Marriage is hard work.
Even if you're married to your best friend it is hard. So when it seems you hit EVERY bump in the road, you must hold on to each other tightly and fiercely.
Marriage is amazing.
You have a partner to travel life's scariest paths with. Together we fight the grief and the sorrow. We save each other again and again from the pits of despair. And together we keep wishing and hoping. Trying to make each other's dreams come true. You have someone to laugh with, about nothing and everything all at once.
Marriage changes.
This isn't just specific to couples who have lost a child. We change every day. For better and for worse. And we flip flop the two depending on the moment in the day.
I find that I fall in love with Tom over and over. I fall in love with a new person every time. Sometimes it's the young guy I met at the movie theater, who made me laugh. Then it was watching him become a dad. Reading to my belly and talking to our boys, and now to our little girl.
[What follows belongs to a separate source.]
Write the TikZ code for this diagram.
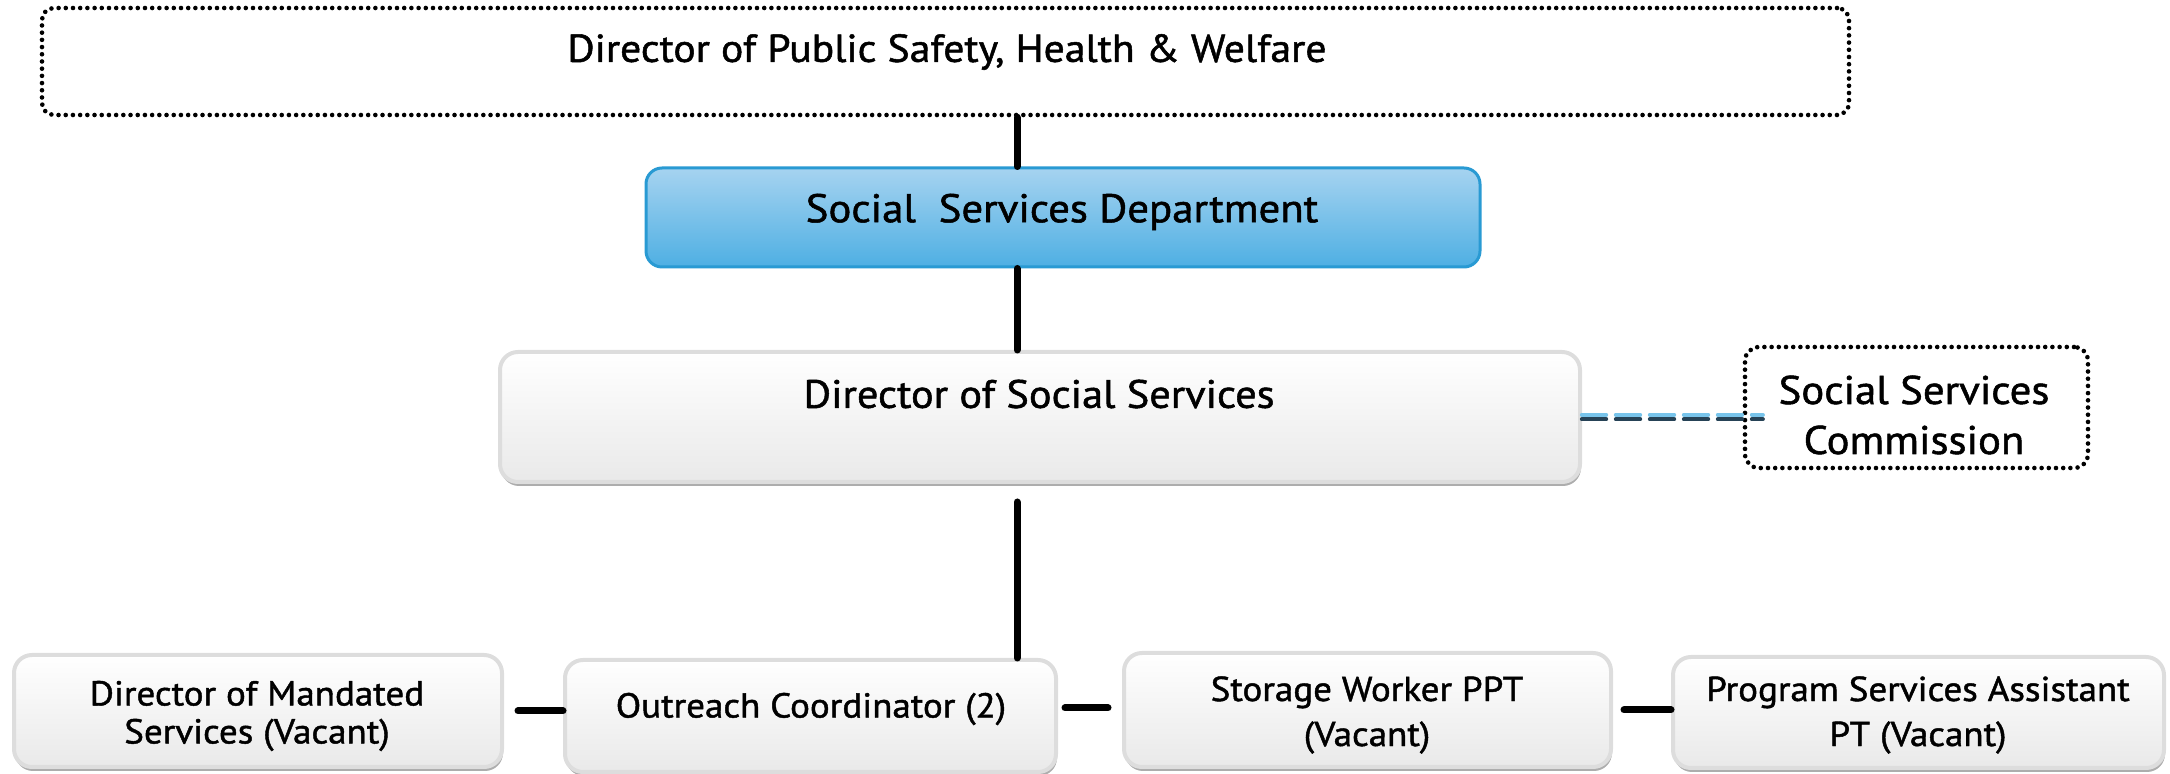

After Isaac died I needed Tom more than ever. I fell in love with the man that took care of me and slowly helped pull me out of my fog of grief. He tried so hard to make me laugh in those first few months. Even though his heart was broken too.
How do you continue loving when your heart is breaking?
We have our ups and downs. And we fall in love with each other again and again. We fall in love with the new versions of each other.
We are parents. We are partners. We keep growing and changing. Fighting for our dreams, living for both of our boys, and our little girl that isn't here yet.
Losing a child changed us forever. We had to learn to cope together. We learned how to rescue each other from sadness. And always, always we held each other up. The one thing that could have torn us apart made us stronger. There's no one else I could have gone through this with.
- Yes, marriage is hard...but it's also amazing, and I can't wait to see where we are years from now.